When Is the End Not “the End”? (9)

          We noticed last time how the New Testament’s view of “the End” restructures the way we understand the flow of history and our place and role in it as God’s people.  We live between the D-Day of Jesus’ death and resurrection and the V-Day of his return as God’s subversive counter-revolutionary people.  In this post I want to spell out the implications of this a bit further.

          Since the “end times” or the “last days” began with Jesus (especially his death and resurrection) and span the period of time till he returns to establish God’s kingdom fully and finally forever, we live between the ”already” of God’s kingdom inaugurated and achieved by Jesus and the “not yet” of its universal reality and acceptance.  This tension of living between the “already” and the “not yet” constitutes the context in which we live out our faith.

          This means that the pull toward a greater experience of God’s rule in our life and our world and, at the same time, the frustrations both within and without that hinder that experience will be the matrix of our lives till Christ returns.  This tension both fires our hope and feeds our longing.  It drives us deeper into an experience of the crucified and risen Savior.

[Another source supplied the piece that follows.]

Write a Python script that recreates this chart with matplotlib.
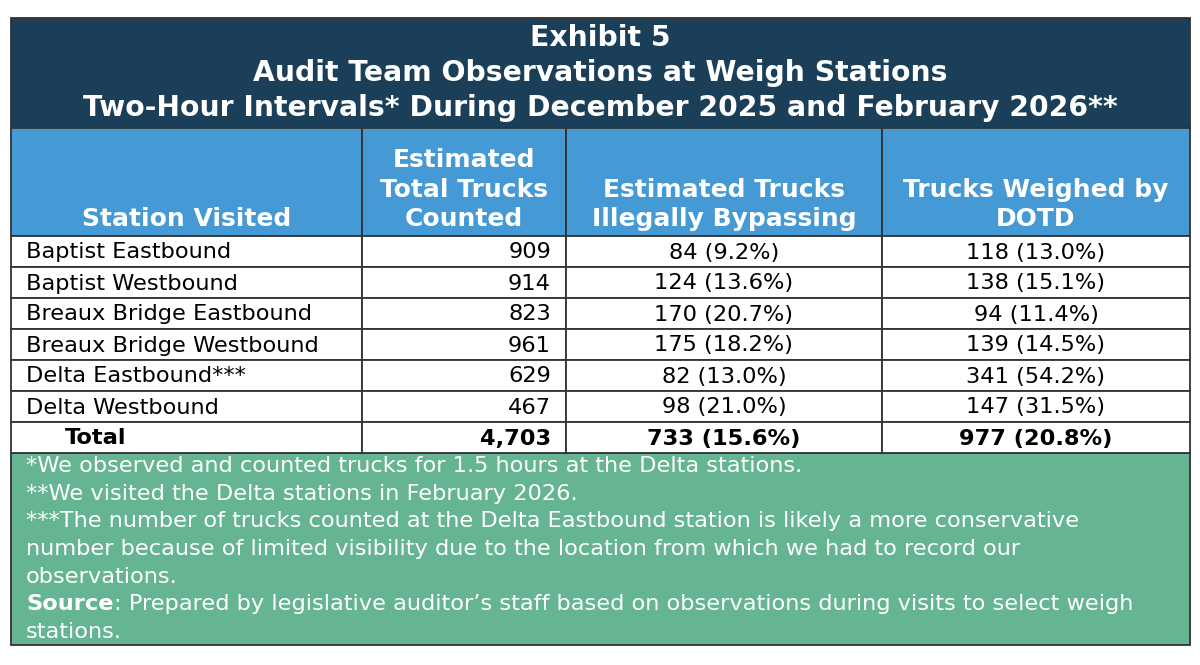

          The church living in this tension serves its Savior and God’s kingdom as a movement which is a sign, a sacrament, and a steward. 

-the church points beyond itself as a sign pointing to Christ and the fullness of life that can be found only in him;

-the church lives as a sacrament of that fullness of life, a community where people can experience a taste of that fullness of life to come; and

-the church works for the kingdom as a steward of the gifts and graces of that kingdom, the very vocation that God created humanity for in the first place.

          Without the “already/not yet” tension we would either sit contentedly waiting for the full arrival of the kingdom we area promised since we “already” have our place in it reserved through faith.  Or, we would frantically work ourselves into exhaustion and uselessness haunted by the “not yet” of a still hurting and broken world and driven to try and fix it ourselves as best we can. 

          Within this tension, we are nurtured and sustained by God’s gracious gift of a foretaste of his kingdom, a real experience of the life to come in the community of faith, and yet, at the same time, hungering and thirsting for the full flourishing of that life in and around us in God’s new creation.  This is the agony and ecstasy of life in Christ in between the times in which we live.